To do:
Exactly retype the lines from the top of the data through the line containing "anchor=east] (fignum) at", leaving out every picture.

Extracted entries:
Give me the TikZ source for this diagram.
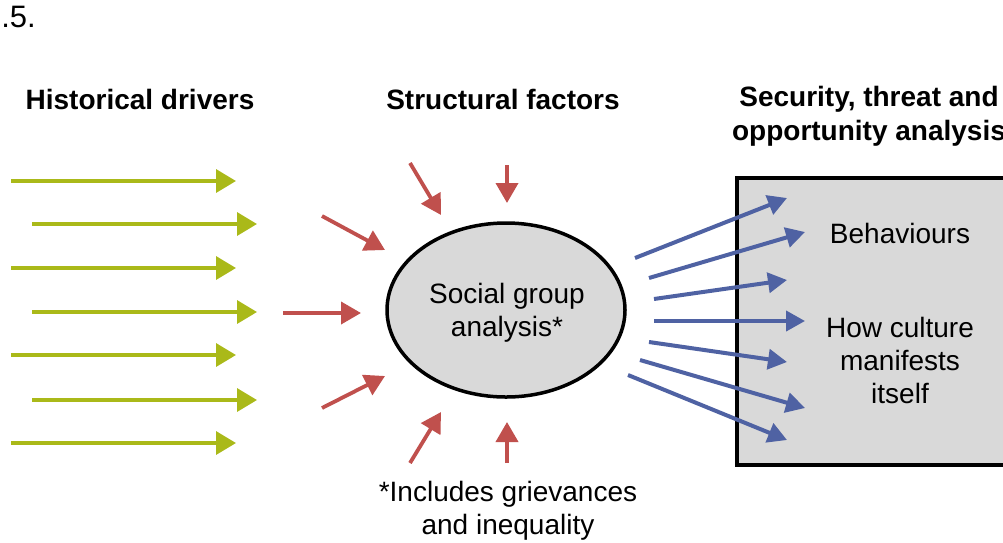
\documentclass[tikz,border=0pt]{standalone}
\usepackage{fontspec}
\setmainfont{Liberation Sans}
\usetikzlibrary{shapes.geometric,arrows.meta}
\definecolor{olivegreen}{RGB}{170,185,25}
\definecolor{brickred}{RGB}{192,80,77}
\definecolor{steelblue}{RGB}{79,98,163}
\definecolor{panelgray}{RGB}{217,217,217}
\tikzset{
  txt/.style={font=\fontsize{28}{33}\selectfont, align=center, inner sep=0pt},
  ttl/.style={font=\bfseries\fontsize{28}{34}\selectfont, align=center, inner sep=0pt},
  garrow/.style={draw=olivegreen, line width=3.4pt, -{Triangle[length=20pt,width=23pt]}},
  rarrow/.style={draw=brickred, line width=3.8pt, -{Triangle[length=20pt,width=22pt]}},
  barrow/.style={draw=steelblue, line width=4pt, -{Triangle[length=19pt,width=20pt]}},
}
\begin{document}
\begin{tikzpicture}[x=1pt,y=-1pt]
\useasboundingbox (0,0) rectangle (1003,542);
\clip (0,0) rectangle (1003,542);

% figure number (cut off at left)
\node[txt, font=\fontsize{31}{36}\selectfont, anchor=east] (fignum) at (36,17) {2.5.};

% titles
\node[ttl] (t1) at (140,99) {Historical drivers};
\node[ttl] (t2) at (503,99) {Structural factors};
\node[ttl] (t3) at (869,116) {Security, threat and\\opportunity analysis};

% right panel
\node[draw=black, line width=3.5pt, fill=panelgray, minimum width=300pt, minimum height=287pt, anchor=north west, inner sep=0pt] (panel) at (735,176) {};
\node[txt] (beh) at (900,233) {Behaviours};
\node[txt] (cult) at (900,360) {How culture\\manifests\\itself};

% central ellipse
\node[ellipse, draw=black, line width=3.5pt, fill=panelgray, minimum width=238pt, minimum height=174pt, inner sep=0pt] (sga) at (506,310) {};
\node[txt] (sgatext) at (507,313) {Social group\\analysis*};

% footnote
\node[txt] (note) at (508,511) {*Includes grievances\\and inequality};

% green arrows (historical drivers)
\foreach \i/\xs/\xe/\y in {1/11/236/181, 2/32/257/224, 3/11/236/268, 4/32/257/312, 5/11/236/355, 6/32/257/400, 7/11/236/443}{
  \coordinate (gs\i) at (\xs,\y);
  \coordinate (ge\i) at (\xe,\y);
  \draw[garrow] (gs\i) -- (ge\i);
}

% red arrows (structural factors)
\foreach \i/\xs/\ys/\xe/\ye in {1/410/163/441/215, 2/507/165/507/203, 3/322/216/385/250, 4/283/313/361/313, 5/322/408/385/376, 6/410/463/441/412, 7/507/463/507/422}{
  \coordinate (rs\i) at (\xs,\ys);
  \coordinate (re\i) at (\xe,\ye);
  \draw[rarrow] (rs\i) -- (re\i);
}

% blue arrows (outputs)
\foreach \i/\xs/\ys/\xe/\ye in {1/635/258/787/198, 2/649/278/805/232, 3/654/299/787/280, 4/654/321/805/321, 5/649/342/787/362, 6/640/360/805/408, 7/628/375/787/440}{
  \coordinate (bs\i) at (\xs,\ys);
  \coordinate (be\i) at (\xe,\ye);
  \draw[barrow] (bs\i) -- (be\i);
}
\end{tikzpicture}
\end{document}
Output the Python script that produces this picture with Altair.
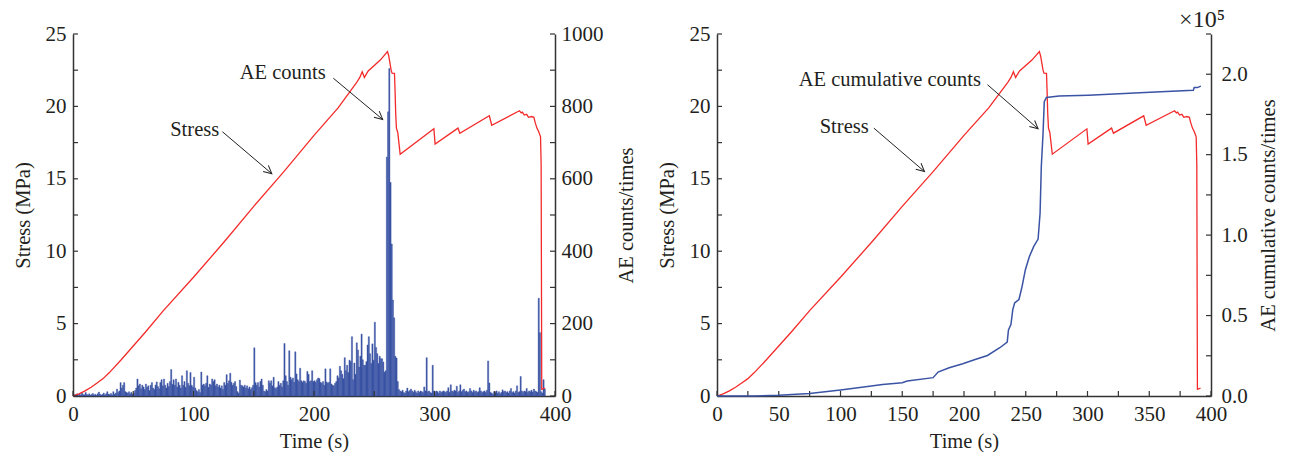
import altair as alt
import pandas as pd

FONT = "Liberation Serif"
LFS = 21     # tick labels
TFS = 20.5   # axis titles
AFS = 20.5   # annotations
RED = "#F42A2A"
BLUE = "#3A53A4"
AXIS_COLOR = "#333333"
TEXT_COLOR = "#231F20"

# ---------------- data ----------------
# AE counts per second (left panel), t = 0, 1, 2, ...
AE_COUNTS = [
    2, 4, 3, 6, 2, 5, 3, 8, 4, 3,
    10, 4, 3, 6, 2, 4, 7, 3, 5, 2,
    6, 11, 5, 3, 4, 8, 3, 6, 12, 5,
    4, 7, 3, 12, 5, 8, 19, 10, 14, 37,
    22, 30, 37, 12, 10, 8, 12, 6, 10, 4,
    8, 15, 22, 47, 28, 33, 20, 30, 25, 18,
    33, 24, 28, 15, 30, 37, 22, 18, 30, 39,
    26, 20, 37, 45, 28, 47, 30, 22, 35, 26,
    40, 73, 32, 45, 30, 47, 25, 38, 30, 22,
    56, 30, 40, 24, 70, 35, 28, 65, 30, 25,
    52, 22, 15, 12, 18, 10, 66, 30, 33, 28,
    35, 56, 24, 33, 30, 47, 40, 45, 28, 33,
    25, 30, 22, 28, 18, 37, 30, 59, 35, 42,
    63, 38, 30, 35, 40, 26, 12, 8, 44, 30,
    28, 25, 30, 22, 28, 20, 25, 18, 23, 30,
    133, 37, 30, 37, 25, 40, 47, 30, 14, 12,
    18, 14, 42, 35, 42, 28, 52, 23, 20, 25,
    40, 30, 35, 25, 42, 145, 56, 40, 30, 125,
    52, 45, 50, 38, 122, 61, 45, 40, 77, 42,
    38, 42, 40, 35, 68, 60, 40, 42, 70, 40,
    42, 38, 45, 50, 48, 38, 35, 40, 30, 75,
    39, 35, 38, 75, 33, 30, 28, 35, 40, 56,
    50, 82, 70, 60, 48, 106, 70, 85, 65, 99,
    95, 164, 45, 91, 60, 147, 127, 80, 110, 171,
    100, 85, 85, 95, 141, 164, 117, 90, 144, 99,
    204, 134, 117, 90, 110, 103, 103, 94, 66, 70,
    660, 785, 905, 590, 420, 265, 216, 110, 105, 40,
    18, 14, 12, 16, 10, 8, 14, 22, 12, 15,
    19, 14, 10, 16, 12, 8, 14, 10, 14, 12,
    10, 25, 14, 106, 12, 14, 10, 8, 85, 14,
    10, 14, 12, 8, 14, 10, 12, 14, 12, 10,
    14, 23, 10, 31, 14, 12, 16, 14, 27, 10,
    14, 31, 12, 16, 19, 12, 14, 10, 12, 21,
    14, 10, 16, 12, 14, 10, 12, 23, 14, 10,
    12, 14, 10, 16, 97, 36, 10, 8, 5, 12,
    10, 14, 8, 12, 6, 10, 17, 12, 14, 10,
    12, 8, 14, 21, 10, 12, 8, 14, 28, 10,
    12, 54, 14, 10, 14, 12, 21, 10, 14, 12,
    16, 11, 19, 14, 12, 10, 270, 175, 12, 8,
    45, 20,
]
AE_TIME = list(range(len(AE_COUNTS)))

# Stress curve (both panels)
STRESS_T = [0, 5, 10, 15, 20, 25, 30, 40, 50, 60,
            75, 100, 125, 150, 175, 200, 220, 235, 238, 240,
            241.8, 245, 255, 261, 262, 263, 264, 264.8, 266.8, 267.3,
            267.8, 268.4, 269.5, 271.5, 299.5, 300.5, 319.5, 321, 345.5, 347.5,
            370.5, 372, 373, 374.5, 376.5, 378, 380.5, 382.5, 383.5, 385,
            386.5, 388, 388.5, 389, 391.5]
STRESS_V = [0, 0.15, 0.35, 0.6, 0.9, 1.2, 1.6, 2.5, 3.45, 4.4,
            5.9, 8.2, 10.6, 13.1, 15.5, 18.0, 19.9, 21.6, 22.0, 22.4,
            22.0, 22.45, 23.2, 23.78, 23.5, 23.0, 22.5, 22.3, 22.28, 21.0,
            19.5, 18.5, 18.2, 16.7, 18.45, 17.4, 18.5, 18.15, 19.35, 18.7,
            19.7, 19.55, 19.6, 19.4, 19.45, 19.25, 19.3, 19.25, 18.9, 18.5,
            18.25, 17.9, 16.0, 0.46, 0.55]

# AE cumulative counts (right panel)
CUM_T = [0, 30, 50, 75, 100, 125, 134, 150, 154, 175,
         179, 188, 199, 209, 219, 229, 235, 236, 238, 239.5,
         241, 244.5, 247, 249.7, 253, 256.5, 260, 261.6, 262.6, 264,
         265, 266.7, 277, 300.7, 350.7, 385.7, 386.4, 389, 391.8]
CUM_V = [0, 0, 400, 1500, 3700, 6200, 7200, 8300, 9300, 11400,
         14900, 17600, 20000, 22700, 25200, 30000, 33500, 41000, 44400, 53700,
         57800, 60000, 68000, 78500, 86800, 93000, 97500, 113600, 142600, 163200,
         183000, 185500, 186400, 187000, 188800, 190000, 191700, 191700, 192600]

# annotations (data coordinates: time, stress)
L_TEXT = ["Stress", "AE counts"]
L_TEXT_X = [101, 174]
L_TEXT_Y = [18.4, 22.3]
L_ARROW_X = [124, 216]
L_ARROW_Y = [18.25, 21.95]
L_ARROW_X2 = [165, 257]
L_ARROW_Y2 = [15.35, 19.1]

R_TEXT = ["Stress", "AE cumulative counts"]
R_TEXT_X = [103, 140]
R_TEXT_Y = [18.6, 21.85]
R_ARROW_X = [127, 219]
R_ARROW_Y = [18.5, 21.5]
R_ARROW_X2 = [168, 260]
R_ARROW_Y2 = [15.5, 18.45]

# axis tick values
STRESS_LABELS = [0, 5, 10, 15, 20, 25]
STRESS_TICKS = [0, 2.5, 5, 7.5, 10, 12.5, 15, 17.5, 20, 22.5, 25]
AE_LABELS = [0, 200, 400, 600, 800, 1000]
AE_TICKS = [0, 100, 200, 300, 400, 500, 600, 700, 800, 900, 1000]
CUM_LABELS = [0, 50000, 100000, 150000, 200000]
CUM_TICKS = [0, 25000, 50000, 75000, 100000, 125000, 150000, 175000, 200000, 225000]
XL_LABELS = [0, 100, 200, 300, 400]
XL_TICKS = [0, 50, 100, 150, 200, 250, 300, 350, 400]
XR_LABELS = [0, 50, 100, 150, 200, 250, 300, 350, 400]
XR_TICKS = [0, 25, 50, 75, 100, 125, 150, 175, 200, 225, 250, 275, 300, 325, 350, 375, 400]

H = 362
W_LEFT = 482
W_RIGHT = 494
TICK = 5


def xs():
    return alt.Scale(domain=[0, 400], nice=False, zero=False)


def xax(values):
    return alt.Axis(values=values, title="Time (s)", labelPadding=7,
                    titlePadding=7, labelFlush=False)


def ys():
    return alt.Scale(domain=[0, 25], nice=False, zero=False)


def stress_layers(x_labels, x_ticks, texts, tx, ty, ax, ay, ax2, ay2):
    stress_df = pd.DataFrame({"t": STRESS_T, "s": STRESS_V})
    line = alt.Chart(stress_df).mark_line(color=RED, strokeWidth=1.3).encode(
        x=alt.X("t:Q", scale=xs(), axis=xax(x_labels)),
        y=alt.Y("s:Q", scale=ys(),
                axis=alt.Axis(orient="left", values=STRESS_LABELS, title="Stress (MPa)",
                              labelPadding=7, titlePadding=12)),
    )
    yt = alt.Chart(pd.DataFrame({"v": STRESS_TICKS})).mark_rule(
        color=AXIS_COLOR, strokeWidth=1.2).encode(
        y=alt.Y("v:Q", scale=ys(), axis=None), x=alt.value(0), x2=alt.value(TICK))
    xt = alt.Chart(pd.DataFrame({"v": x_ticks})).mark_rule(
        color=AXIS_COLOR, strokeWidth=1.2).encode(
        x=alt.X("v:Q", scale=xs(), axis=xax(x_labels)), y=alt.value(H), y2=alt.value(H - TICK))
    ann = pd.DataFrame({"label": texts, "x": tx, "y": ty})
    text = alt.Chart(ann).mark_text(font=FONT, fontSize=AFS, color=TEXT_COLOR).encode(
        x=alt.X("x:Q", scale=xs(), axis=xax(x_labels)),
        y=alt.Y("y:Q", scale=ys(), axis=None),
        text="label:N")
    arr = pd.DataFrame({"x": ax, "y": ay, "x2": ax2, "y2": ay2})
    rules = alt.Chart(arr).mark_rule(color="#222222", strokeWidth=1).encode(
        x=alt.X("x:Q", scale=xs(), axis=xax(x_labels)),
        y=alt.Y("y:Q", scale=ys(), axis=None),
        x2="x2:Q", y2="y2:Q")
    heads = alt.Chart(arr).mark_point(
        shape="M -1 -0.5 L 0 0 L -1 0.5", filled=False, size=260, angle=41,
        stroke="#222222", strokeWidth=1, opacity=1).encode(
        x=alt.X("x2:Q", scale=xs(), axis=xax(x_labels)),
        y=alt.Y("y2:Q", scale=ys(), axis=None))
    return [line, yt, xt, text, rules, heads]


# ---------------- left panel ----------------
def aes():
    return alt.Scale(domain=[0, 1000], nice=False)


ae_df = pd.DataFrame({"t": AE_TIME, "c": AE_COUNTS})
bars = alt.Chart(ae_df).transform_calculate(t2="datum.t + 1").mark_bar(
    color=BLUE, stroke=BLUE, strokeWidth=0.4).encode(
    x=alt.X("t:Q", scale=xs(), axis=xax(XL_LABELS)), x2="t2:Q",
    y=alt.Y("c:Q", scale=aes(),
            axis=alt.Axis(orient="right", values=AE_LABELS, title="AE counts/times",
                          format="d", labelPadding=6, titlePadding=13, titleAngle=270,
                          titleBaseline="top")),
    y2=alt.datum(0),
)
ae_ticks = alt.Chart(pd.DataFrame({"v": AE_TICKS})).mark_rule(
    color=AXIS_COLOR, strokeWidth=1.2).encode(
    y=alt.Y("v:Q", scale=aes(), axis=None), x=alt.value(W_LEFT), x2=alt.value(W_LEFT - TICK))

left = alt.layer(
    bars, ae_ticks,
    *stress_layers(XL_LABELS, XL_TICKS, L_TEXT, L_TEXT_X, L_TEXT_Y,
                   L_ARROW_X, L_ARROW_Y, L_ARROW_X2, L_ARROW_Y2),
).resolve_scale(y="independent").properties(width=W_LEFT, height=H)


# ---------------- right panel ----------------
def cs():
    return alt.Scale(domain=[0, 225000], nice=False)


cum_df = pd.DataFrame({"t": CUM_T, "c": CUM_V})
cum_line = alt.Chart(cum_df).mark_line(color=BLUE, strokeWidth=1.5).encode(
    x=alt.X("t:Q", scale=xs(), axis=xax(XR_LABELS)),
    y=alt.Y("c:Q", scale=cs(),
            axis=alt.Axis(orient="right", values=CUM_LABELS,
                          labelExpr="format(datum.value / 100000, '.1f')",
                          title="AE cumulative counts/times",
                          labelPadding=10, titlePadding=11, titleAngle=270,
                          titleBaseline="top")),
)
cum_ticks = alt.Chart(pd.DataFrame({"v": CUM_TICKS})).mark_rule(
    color=AXIS_COLOR, strokeWidth=1.2).encode(
    y=alt.Y("v:Q", scale=cs(), axis=None), x=alt.value(W_RIGHT), x2=alt.value(W_RIGHT - TICK))

right = alt.layer(
    cum_ticks,
    *stress_layers(XR_LABELS, XR_TICKS, R_TEXT, R_TEXT_X, R_TEXT_Y,
                   R_ARROW_X, R_ARROW_Y, R_ARROW_X2, R_ARROW_Y2),
    cum_line,
).resolve_scale(y="independent").properties(
    width=W_RIGHT, height=H,
    title=alt.TitleParams("×10⁵", anchor="end", frame="group", font=FONT, fontSize=24,
                          fontWeight="normal", color=TEXT_COLOR, dx=14, offset=-9),
)

chart = alt.hconcat(left, right, spacing=20).properties(
    padding={"left": 5, "top": 0, "right": 0, "bottom": 0}
).configure_view(stroke=None).configure_axis(
    ticks=False, tickSize=0, grid=False,
    domainColor=AXIS_COLOR, domainWidth=1.5,
    labelFont=FONT, labelFontSize=LFS, labelColor=TEXT_COLOR,
    titleFont=FONT, titleFontSize=TFS, titleFontWeight="normal", titleColor=TEXT_COLOR,
)

chart.save("out.html", embed_options={"renderer": "svg", "actions": False})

In response:
Give me the TikZ source for this diagram.
\documentclass[tikz,border=0pt]{standalone}
\usepackage{fontspec}
\setmainfont{Liberation Sans}
\usetikzlibrary{shapes.geometric,arrows.meta}
\definecolor{olivegreen}{RGB}{170,185,25}
\definecolor{brickred}{RGB}{192,80,77}
\definecolor{steelblue}{RGB}{79,98,163}
\definecolor{panelgray}{RGB}{217,217,217}
\tikzset{
  txt/.style={font=\fontsize{28}{33}\selectfont, align=center, inner sep=0pt},
  ttl/.style={font=\bfseries\fontsize{28}{34}\selectfont, align=center, inner sep=0pt},
  garrow/.style={draw=olivegreen, line width=3.4pt, -{Triangle[length=20pt,width=23pt]}},
  rarrow/.style={draw=brickred, line width=3.8pt, -{Triangle[length=20pt,width=22pt]}},
  barrow/.style={draw=steelblue, line width=4pt, -{Triangle[length=19pt,width=20pt]}},
}
\begin{document}
\begin{tikzpicture}[x=1pt,y=-1pt]
\useasboundingbox (0,0) rectangle (1003,542);
\clip (0,0) rectangle (1003,542);

% figure number (cut off at left)
\node[txt, font=\fontsize{31}{36}\selectfont, anchor=east] (fignum) at (36,17) {2.5.};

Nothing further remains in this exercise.